Spying on Our Allies?

Over the last couple of years we've been treated to a steady diet of stories in the media about how America's intelligence agencies have been spying on nearly everyone including our allies. The agencies that are getting the most attention are the NSA and the CIA. The NSA's vast electronic intelligence gathering apparatus has allegedly gone so far as to monitor the phone calls of Germany's Chancellor Angela Merkel. And the German government recently ordered the CIA's Berlin Station Chief to leave the country a few days after the arrest of a German citizen who is suspected of selling secrets to the CIA. It seems to me that it's a brave new intelligence world, one that appears to be completely out of control.

I don't want to overstate my own credentials here, so let me be clear. I was a Sergeant in the Army's intelligence branch. I was trained as a Russian linguist and an electronic warfare intercept operator before being stationed at Field Station Berlin from August of 1983 through June of 1986. My job was to monitor the communications of the Soviet military. We did that in a variety of ways which are likely still classified - no need to go into any of that here. What we did NOT engage in, what was strictly forbidden at least at my operational level, was monitoring the communications of Americans or the communications of our allies. There were rules that were made quite clear to us regarding such activity, and the sanctions for violating those rules would have been severe.
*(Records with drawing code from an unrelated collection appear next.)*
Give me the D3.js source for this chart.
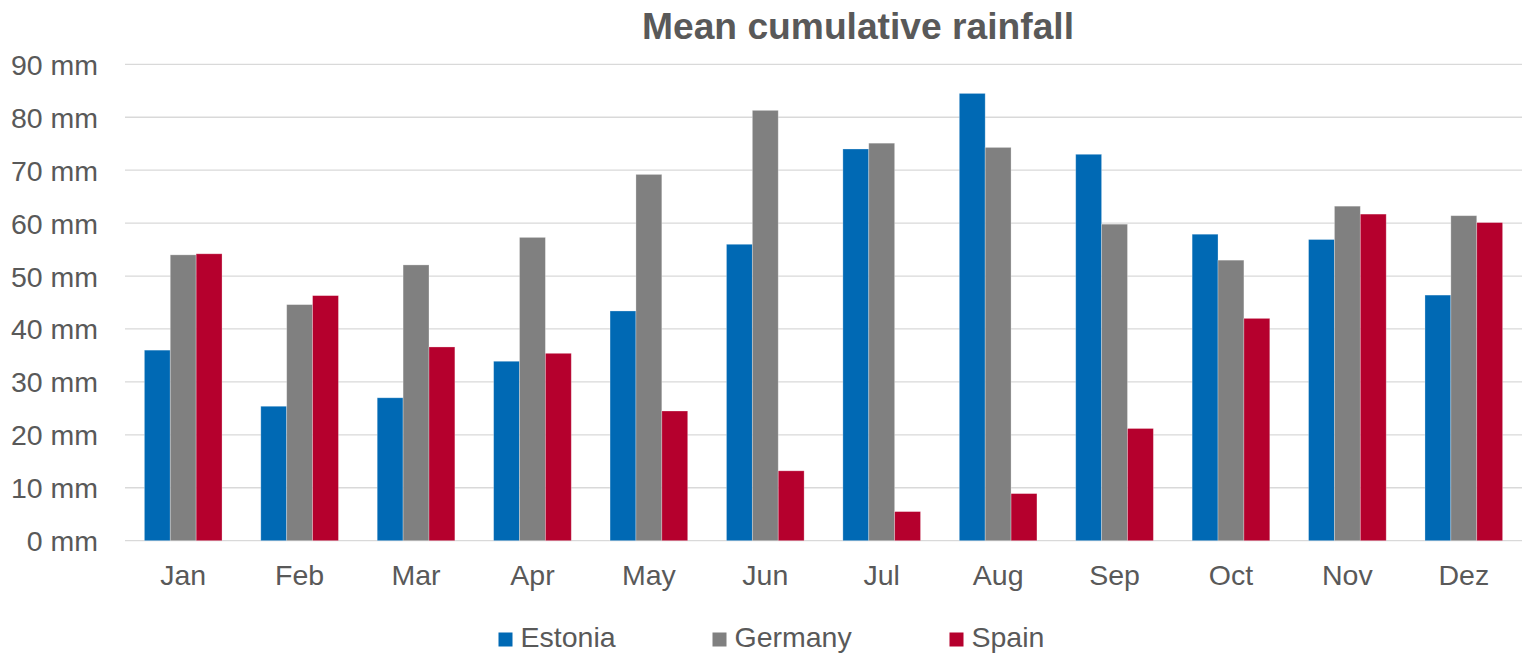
<!DOCTYPE html>
<html>
<head>
<meta charset="utf-8">
<script src="https://cdn.jsdelivr.net/npm/d3@7"></script>
<style>
  html, body { margin: 0; padding: 0; background: #fff; }
  svg { display: block; font-family: "Liberation Sans", Arial, sans-serif; }
</style>
</head>
<body>
<svg id="chart" width="1522" height="653"></svg>
<script>
// Monthly mean cumulative rainfall (mm)
const months = ["Jan", "Feb", "Mar", "Apr", "May", "Jun", "Jul", "Aug", "Sep", "Oct", "Nov", "Dez"];
const seriesNames = ["Estonia", "Germany", "Spain"];
const estonia = [36.0, 25.4, 27.0, 33.9, 43.4, 56.0, 74.0, 84.5, 73.0, 57.9, 56.9, 46.4];
const germany = [54.0, 44.6, 52.1, 57.3, 69.2, 81.3, 75.1, 74.3, 59.8, 53.0, 63.2, 61.4];
const spain   = [54.2, 46.3, 36.6, 35.4, 24.5, 13.2, 5.5, 8.9, 21.2, 42.0, 61.7, 60.1];
const yTicks = [0, 10, 20, 30, 40, 50, 60, 70, 80, 90];
const colors = ["#0069B4", "#808080", "#B5002D"];

const seriesValues = [estonia, germany, spain];
const rows = months.map((m, i) => ({
  month: m,
  values: seriesNames.map((s, j) => ({ series: s, value: seriesValues[j][i] }))
}));

const svg = d3.select("#chart");
const plot = { left: 125, right: 1522, top: 64.3, bottom: 540.7 };
const textColor = "#595959";
const labelSize = "28.5px";

const x = d3.scaleBand()
  .domain(months)
  .range([plot.left, plot.right])
  .paddingInner(0.333)
  .paddingOuter(0.1665);

const xInner = d3.scaleBand()
  .domain(seriesNames)
  .range([0, x.bandwidth()]);

const y = d3.scaleLinear()
  .domain([0, 90])
  .range([plot.bottom, plot.top]);

// horizontal gridlines
svg.append("g")
  .selectAll("line")
  .data(yTicks)
  .join("line")
  .attr("x1", plot.left)
  .attr("x2", plot.right)
  .attr("y1", d => y(d))
  .attr("y2", d => y(d))
  .attr("stroke", "#d9d9d9")
  .attr("stroke-width", 1.3);

// y axis labels
const yAxis = d3.axisLeft(y).tickValues(yTicks).tickSize(0).tickPadding(0)
  .tickFormat(d => d + " mm");
svg.append("g")
  .attr("transform", "translate(98,0)")
  .call(yAxis)
  .call(g => g.select(".domain").remove())
  .call(g => g.selectAll("text")
    .attr("fill", textColor)
    .attr("font-size", labelSize)
    .attr("font-family", "'Liberation Sans', Arial, sans-serif")
    .attr("dy", "0.35em"));

// x axis labels
const xAxis = d3.axisBottom(x).tickSize(0).tickPadding(0);
svg.append("g")
  .attr("transform", `translate(0,${plot.bottom})`)
  .call(xAxis)
  .call(g => g.select(".domain").remove())
  .call(g => g.selectAll("text")
    .attr("fill", textColor)
    .attr("font-size", labelSize)
    .attr("font-family", "'Liberation Sans', Arial, sans-serif")
    .attr("y", 44.5)
    .attr("dy", 0));

// bars
const groups = svg.append("g")
  .selectAll("g")
  .data(rows)
  .join("g")
  .attr("transform", d => `translate(${x(d.month)},0)`);

groups.selectAll("rect")
  .data(d => d.values)
  .join("rect")
  .attr("x", d => xInner(d.series))
  .attr("width", xInner.bandwidth())
  .attr("y", d => y(d.value))
  .attr("height", d => y(0) - y(d.value))
  .attr("fill", (d, i) => colors[i])
  .attr("stroke", "rgba(255,255,255,0.35)")
  .attr("stroke-width", 0.8);

// title
svg.append("text")
  .attr("x", 858)
  .attr("y", 38.5)
  .attr("text-anchor", "middle")
  .attr("fill", textColor)
  .attr("font-size", "36px")
  .attr("font-weight", "bold")
  .attr("textLength", 432)
  .attr("lengthAdjust", "spacingAndGlyphs")
  .text("Mean cumulative rainfall");

// legend
const legendX = [498.5, 712.5, 949.5];
const legend = svg.append("g")
  .selectAll("g")
  .data(seriesNames)
  .join("g")
  .attr("transform", (d, i) => `translate(${legendX[i]},632.5)`);

legend.append("rect")
  .attr("width", 14)
  .attr("height", 14)
  .attr("fill", (d, i) => colors[i]);

legend.append("text")
  .attr("x", 22)
  .attr("y", 14.3)
  .attr("fill", textColor)
  .attr("font-size", labelSize)
  .text(d => d);
</script>
</body>
</html>
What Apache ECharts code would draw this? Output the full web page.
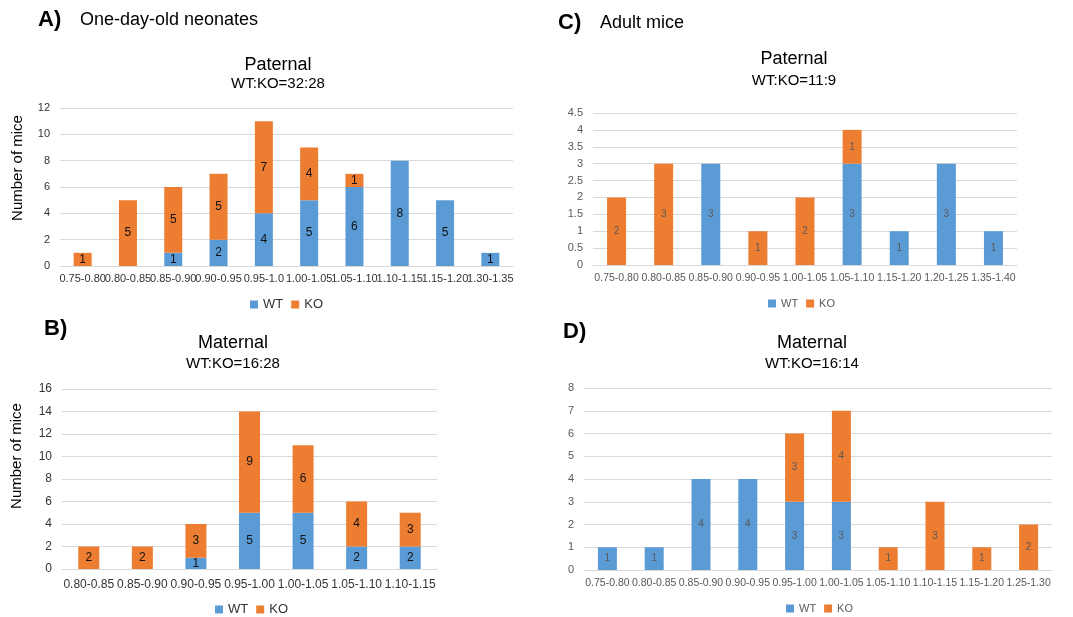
<!DOCTYPE html>
<html><head><meta charset="utf-8">
<script src="https://cdn.jsdelivr.net/npm/echarts@6/dist/echarts.min.js"></script>
<style>html,body{margin:0;padding:0;background:#fff}#c{width:1073px;height:617px}</style>
</head><body><div id="c"></div>
<script>
// Panel A: one-day-old neonates, paternal
const catsA = ['0.75-0.80','0.80-0.85','0.85-0.90','0.90-0.95','0.95-1.0','1.00-1.05','1.05-1.10','1.10-1.15','1.15-1.20','1.30-1.35'];
const wtA = [0,0,1,2,4,5,6,8,5,1];
const koA = [1,5,5,5,7,4,1,0,0,0];
// Panel B: one-day-old neonates, maternal
const catsB = ['0.80-0.85','0.85-0.90','0.90-0.95','0.95-1.00','1.00-1.05','1.05-1.10','1.10-1.15'];
const wtB = [0,0,1,5,5,2,2];
const koB = [2,2,3,9,6,4,3];
// Panel C: adult mice, paternal
const catsC = ['0.75-0.80','0.80-0.85','0.85-0.90','0.90-0.95','1.00-1.05','1.05-1.10','1.15-1.20','1.20-1.25','1.35-1.40'];
const wtC = [0,0,3,0,0,3,1,3,1];
const koC = [2,3,0,1,2,1,0,0,0];
// Panel D: adult mice, maternal
const catsD = ['0.75-0.80','0.80-0.85','0.85-0.90','0.90-0.95','0.95-1.00','1.00-1.05','1.05-1.10','1.10-1.15','1.15-1.20','1.25-1.30'];
const wtD = [1,1,4,4,3,3,0,0,0,0];
const koD = [0,0,0,0,3,4,1,3,1,2];

const BLUE = '#5B9BD5', ORANGE = '#ED7D31';
const FONT = 'Liberation Sans, Arial, sans-serif';

const chart = echarts.init(document.getElementById('c'));

function xAx(i, cats, fs, col, margin){
  return {type:'category', gridIndex:i, data:cats,
    axisLine:{lineStyle:{color:'#d9d9d9'}}, axisTick:{show:false},
    axisLabel:{interval:0, fontSize:fs, color:col, fontFamily:FONT, margin:margin}};
}
function yAx(i, max, itv, fs, col){
  return {type:'value', gridIndex:i, min:0, max:max, interval:itv,
    axisLine:{show:false}, axisTick:{show:false},
    splitLine:{lineStyle:{color:'#d9d9d9'}},
    axisLabel:{fontSize:fs, color:col, fontFamily:FONT, margin:10}};
}
function ser(i, name, data, color, bw, lfs, lcol){
  return {type:'bar', name:name, xAxisIndex:i, yAxisIndex:i, stack:'s'+i, data:data,
    barWidth:bw, itemStyle:{color:color},
    label:{show:true, position:'inside', fontSize:lfs, color:lcol, fontFamily:FONT,
      formatter:p => p.value ? String(p.value) : ''}};
}
function txt(t, x, y, size, bold, align, rot){
  return {type:'text', x:x, y:y, rotation:rot||0, style:{text:t, x:0, y:0, font:(bold?'bold ':'')+size+'px '+FONT,
    fill:'#000', textAlign:align||'center', textVerticalAlign:'middle'}};
}
function leg(left, top, fs, col){
  return {left:left, top:top, itemWidth:8, itemHeight:8, itemGap:8, icon:'rect', padding:0,
    data:['WT','KO'], textStyle:{fontSize:fs, color:col, fontFamily:FONT}};
}

const option = {
  animation:false,
  grid:[
    {left:60, right:560, top:108, bottom:351},
    {left:62, right:636, top:389, bottom:48},
    {left:593, right:56, top:113, bottom:352},
    {left:584, right:21, top:388, bottom:47}
  ],
  xAxis:[xAx(0,catsA,11,'#333',7), xAx(1,catsB,12,'#333',10), xAx(2,catsC,10.5,'#595959',8), xAx(3,catsD,10.5,'#595959',8)],
  yAxis:[yAx(0,12,2,11,'#333'), yAx(1,16,2,12,'#333'),
         yAx(2,4.5,0.5,11,'#595959'), yAx(3,8,1,11,'#595959')],
  legend:[
    leg(250,298,13,'#333'),
    leg(215,603,13,'#333'),
    leg(768,298,11,'#595959'),
    leg(786,603,11,'#595959')
  ],
  series:[
    ser(0,'WT',wtA,BLUE,18,12,'#111'), ser(0,'KO',koA,ORANGE,18,12,'#111'),
    ser(1,'WT',wtB,BLUE,21,12,'#111'), ser(1,'KO',koB,ORANGE,21,12,'#111'),
    ser(2,'WT',wtC,BLUE,19,10,'#595959'), ser(2,'KO',koC,ORANGE,19,10,'#595959'),
    ser(3,'WT',wtD,BLUE,19,10,'#595959'), ser(3,'KO',koD,ORANGE,19,10,'#595959')
  ],
  graphic:[
    txt('A)',38,20,22,true,'left'), txt('One-day-old neonates',80,20,18,false,'left'),
    txt('Paternal',278,65,18), txt('WT:KO=32:28',278,84,15),
    txt('Number of mice',18,168,15,false,'center',Math.PI/2),
    txt('B)',44,329,22,true,'left'),
    txt('Maternal',233,343,18), txt('WT:KO=16:28',233,364,15),
    txt('Number of mice',17,456,15,false,'center',Math.PI/2),
    txt('C)',558,23,22,true,'left'), txt('Adult mice',600,23,18,false,'left'),
    txt('Paternal',794,59,18), txt('WT:KO=11:9',794,81,15),
    txt('D)',563,332,22,true,'left'),
    txt('Maternal',812,343,18), txt('WT:KO=16:14',812,364,15)
  ]
};
chart.setOption(option);
</script></body></html>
Look, I'm not so naive as to think that back during the Cold War we never spied on our allies . What I'm saying is I wasn't doing it and, so far as I know, the men and women I worked with weren't doing it either. What I'm also saying is that my sense is that such activity does far more harm than good, that nowadays it seems massive in scale, and at the same time almost routine in execution. Maybe the Cold War was different. You sort of knew who was on your side and who was on the other side. Hell, the Commies even built a big-ass wall to make it clear where the line between the two sides was. Maybe that clarity is impossible to achieve today so we cast the widest net possible and too damn bad if some of our friends get caught up in that net. Well, from my limited perspective, spying on our friends is both bad policy and of dubious benefit. I'd rather see us focus on the people, and there are plenty of them, whose politics and actions make it clear which side of the 21st century's virtual wall they're on.